-- Start INFORMATION SHOWN --

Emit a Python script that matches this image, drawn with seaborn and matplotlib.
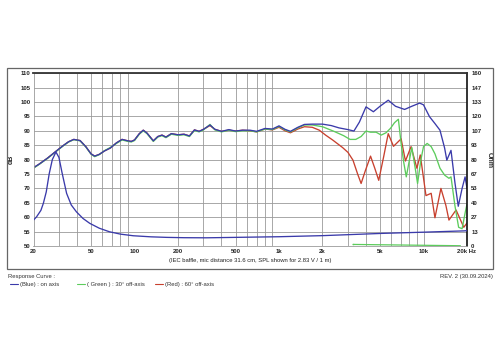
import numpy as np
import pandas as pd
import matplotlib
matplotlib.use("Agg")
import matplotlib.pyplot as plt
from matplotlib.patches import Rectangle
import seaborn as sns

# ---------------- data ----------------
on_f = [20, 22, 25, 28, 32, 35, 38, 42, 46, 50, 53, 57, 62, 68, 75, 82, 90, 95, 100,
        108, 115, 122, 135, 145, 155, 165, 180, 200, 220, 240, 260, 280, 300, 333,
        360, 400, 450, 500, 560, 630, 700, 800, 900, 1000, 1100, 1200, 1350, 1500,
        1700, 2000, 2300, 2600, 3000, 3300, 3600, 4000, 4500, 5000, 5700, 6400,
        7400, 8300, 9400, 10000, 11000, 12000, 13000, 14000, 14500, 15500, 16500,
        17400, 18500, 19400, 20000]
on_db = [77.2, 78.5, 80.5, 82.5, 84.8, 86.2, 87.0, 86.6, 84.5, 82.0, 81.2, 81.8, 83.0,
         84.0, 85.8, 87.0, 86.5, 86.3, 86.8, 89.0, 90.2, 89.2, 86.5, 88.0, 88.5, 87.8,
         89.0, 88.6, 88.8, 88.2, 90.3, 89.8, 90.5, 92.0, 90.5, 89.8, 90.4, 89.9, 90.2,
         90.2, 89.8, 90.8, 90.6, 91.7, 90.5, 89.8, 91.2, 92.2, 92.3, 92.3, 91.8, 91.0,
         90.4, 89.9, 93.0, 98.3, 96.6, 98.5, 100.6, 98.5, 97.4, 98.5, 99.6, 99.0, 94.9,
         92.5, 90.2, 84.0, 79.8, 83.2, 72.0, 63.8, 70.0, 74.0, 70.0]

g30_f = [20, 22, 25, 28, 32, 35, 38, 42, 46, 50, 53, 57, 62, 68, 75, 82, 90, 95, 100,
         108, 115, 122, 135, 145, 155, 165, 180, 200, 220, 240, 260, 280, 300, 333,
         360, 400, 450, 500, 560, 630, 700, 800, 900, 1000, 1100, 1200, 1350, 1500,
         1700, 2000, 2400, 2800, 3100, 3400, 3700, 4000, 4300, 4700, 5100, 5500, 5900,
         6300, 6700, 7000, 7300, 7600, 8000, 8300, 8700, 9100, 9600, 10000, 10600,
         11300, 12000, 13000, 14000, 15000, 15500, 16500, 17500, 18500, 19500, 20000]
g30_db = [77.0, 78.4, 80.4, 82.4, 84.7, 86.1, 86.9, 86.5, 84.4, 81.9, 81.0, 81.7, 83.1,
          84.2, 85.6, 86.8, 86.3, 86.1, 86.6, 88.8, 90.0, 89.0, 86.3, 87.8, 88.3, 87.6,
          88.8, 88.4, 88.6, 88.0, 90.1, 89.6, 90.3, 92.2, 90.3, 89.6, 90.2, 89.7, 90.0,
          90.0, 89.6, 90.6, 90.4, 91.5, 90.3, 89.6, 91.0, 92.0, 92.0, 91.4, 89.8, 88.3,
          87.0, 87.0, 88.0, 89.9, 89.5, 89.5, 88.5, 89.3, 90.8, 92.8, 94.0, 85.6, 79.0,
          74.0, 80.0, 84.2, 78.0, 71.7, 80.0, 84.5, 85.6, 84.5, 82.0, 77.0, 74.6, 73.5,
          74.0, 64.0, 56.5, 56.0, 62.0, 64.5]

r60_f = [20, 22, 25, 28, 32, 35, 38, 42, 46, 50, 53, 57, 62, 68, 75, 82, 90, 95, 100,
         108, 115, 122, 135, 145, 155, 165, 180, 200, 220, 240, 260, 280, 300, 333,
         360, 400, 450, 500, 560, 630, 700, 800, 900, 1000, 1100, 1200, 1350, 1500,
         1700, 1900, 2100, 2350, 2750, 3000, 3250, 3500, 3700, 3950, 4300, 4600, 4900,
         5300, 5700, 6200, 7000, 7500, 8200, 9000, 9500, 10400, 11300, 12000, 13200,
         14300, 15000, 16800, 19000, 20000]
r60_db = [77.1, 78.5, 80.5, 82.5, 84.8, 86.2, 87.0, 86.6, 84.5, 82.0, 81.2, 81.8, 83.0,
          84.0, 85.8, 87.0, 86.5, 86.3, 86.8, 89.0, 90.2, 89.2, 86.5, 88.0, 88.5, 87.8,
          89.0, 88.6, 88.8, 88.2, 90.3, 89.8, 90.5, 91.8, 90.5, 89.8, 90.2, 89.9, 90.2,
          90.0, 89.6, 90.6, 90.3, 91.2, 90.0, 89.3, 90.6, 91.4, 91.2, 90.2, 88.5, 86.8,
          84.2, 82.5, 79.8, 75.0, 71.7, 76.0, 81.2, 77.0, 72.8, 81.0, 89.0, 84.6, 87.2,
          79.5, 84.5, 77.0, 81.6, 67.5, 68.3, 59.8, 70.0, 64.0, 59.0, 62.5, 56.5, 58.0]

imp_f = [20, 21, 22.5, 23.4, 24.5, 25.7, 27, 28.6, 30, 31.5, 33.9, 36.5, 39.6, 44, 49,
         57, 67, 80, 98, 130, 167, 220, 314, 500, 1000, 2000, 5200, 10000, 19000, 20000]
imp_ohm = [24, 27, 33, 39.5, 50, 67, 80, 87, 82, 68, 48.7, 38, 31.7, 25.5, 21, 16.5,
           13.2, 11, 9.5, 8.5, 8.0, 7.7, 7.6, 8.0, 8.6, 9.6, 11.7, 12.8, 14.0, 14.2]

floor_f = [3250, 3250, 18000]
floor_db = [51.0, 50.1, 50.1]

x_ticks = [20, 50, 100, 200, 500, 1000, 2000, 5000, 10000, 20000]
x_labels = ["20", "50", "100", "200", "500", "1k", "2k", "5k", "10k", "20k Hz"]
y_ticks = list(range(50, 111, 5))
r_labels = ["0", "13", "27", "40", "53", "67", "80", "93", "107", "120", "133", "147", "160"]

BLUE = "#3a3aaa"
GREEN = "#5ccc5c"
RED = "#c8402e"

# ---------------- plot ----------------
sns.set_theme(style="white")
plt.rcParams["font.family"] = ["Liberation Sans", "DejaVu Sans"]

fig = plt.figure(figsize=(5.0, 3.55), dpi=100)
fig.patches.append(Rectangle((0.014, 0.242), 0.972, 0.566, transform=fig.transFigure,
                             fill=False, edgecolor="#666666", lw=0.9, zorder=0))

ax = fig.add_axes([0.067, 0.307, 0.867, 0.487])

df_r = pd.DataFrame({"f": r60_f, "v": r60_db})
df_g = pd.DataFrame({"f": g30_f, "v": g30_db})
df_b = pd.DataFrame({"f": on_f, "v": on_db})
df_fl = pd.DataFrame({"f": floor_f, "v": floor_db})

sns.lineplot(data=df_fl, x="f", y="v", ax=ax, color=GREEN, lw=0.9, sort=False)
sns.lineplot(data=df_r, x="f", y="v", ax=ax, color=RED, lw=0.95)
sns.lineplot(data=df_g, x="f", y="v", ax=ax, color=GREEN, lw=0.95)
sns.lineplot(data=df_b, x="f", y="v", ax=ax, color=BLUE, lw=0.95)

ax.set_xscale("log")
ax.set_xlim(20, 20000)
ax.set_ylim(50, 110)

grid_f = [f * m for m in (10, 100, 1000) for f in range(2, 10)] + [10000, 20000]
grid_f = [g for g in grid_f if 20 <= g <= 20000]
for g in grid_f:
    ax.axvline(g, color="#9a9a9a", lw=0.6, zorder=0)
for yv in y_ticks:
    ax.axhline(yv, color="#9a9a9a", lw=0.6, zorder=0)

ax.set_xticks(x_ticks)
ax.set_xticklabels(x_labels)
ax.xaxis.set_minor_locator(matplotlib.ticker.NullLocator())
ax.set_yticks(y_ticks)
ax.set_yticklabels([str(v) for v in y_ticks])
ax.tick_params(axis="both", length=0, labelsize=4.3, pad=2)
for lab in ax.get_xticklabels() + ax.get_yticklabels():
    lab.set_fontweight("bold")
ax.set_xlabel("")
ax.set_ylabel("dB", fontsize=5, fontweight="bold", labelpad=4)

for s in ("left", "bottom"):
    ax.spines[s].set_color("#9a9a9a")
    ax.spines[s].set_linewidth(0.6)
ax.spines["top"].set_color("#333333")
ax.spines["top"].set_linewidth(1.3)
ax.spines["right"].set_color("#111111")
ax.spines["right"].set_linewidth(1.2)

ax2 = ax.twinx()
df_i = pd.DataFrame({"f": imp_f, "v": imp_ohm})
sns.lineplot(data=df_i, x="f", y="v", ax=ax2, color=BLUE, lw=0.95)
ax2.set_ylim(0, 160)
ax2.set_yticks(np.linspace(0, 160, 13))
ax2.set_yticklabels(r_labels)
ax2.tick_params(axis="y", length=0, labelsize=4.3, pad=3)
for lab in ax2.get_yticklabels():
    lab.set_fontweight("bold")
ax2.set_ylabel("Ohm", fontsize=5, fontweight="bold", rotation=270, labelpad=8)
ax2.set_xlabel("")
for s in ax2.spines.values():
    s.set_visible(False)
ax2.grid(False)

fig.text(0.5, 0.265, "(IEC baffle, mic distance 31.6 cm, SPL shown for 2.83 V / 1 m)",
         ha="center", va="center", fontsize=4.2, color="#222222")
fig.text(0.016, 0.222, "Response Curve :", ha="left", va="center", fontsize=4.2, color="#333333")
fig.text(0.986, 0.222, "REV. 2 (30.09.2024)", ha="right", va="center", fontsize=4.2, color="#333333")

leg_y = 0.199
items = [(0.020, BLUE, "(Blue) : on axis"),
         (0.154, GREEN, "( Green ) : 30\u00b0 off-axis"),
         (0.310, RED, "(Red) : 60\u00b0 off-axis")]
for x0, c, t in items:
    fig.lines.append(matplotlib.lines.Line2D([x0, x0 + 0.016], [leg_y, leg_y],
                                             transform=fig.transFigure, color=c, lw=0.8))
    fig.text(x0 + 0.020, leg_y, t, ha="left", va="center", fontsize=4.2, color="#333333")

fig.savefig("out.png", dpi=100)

-- End INFORMATION SHOWN --

■ WORK TO DO ■
From the top of the listing above, repeat each line exactly until you reach the line containing "import seaborn as sns", and repeat that one too. Leave the pictures out.

■ FULL OUTPUT ■
Emit a Python script that matches this image, drawn with seaborn and matplotlib.
import numpy as np
import pandas as pd
import matplotlib
matplotlib.use("Agg")
import matplotlib.pyplot as plt
from matplotlib.patches import Rectangle
import seaborn as sns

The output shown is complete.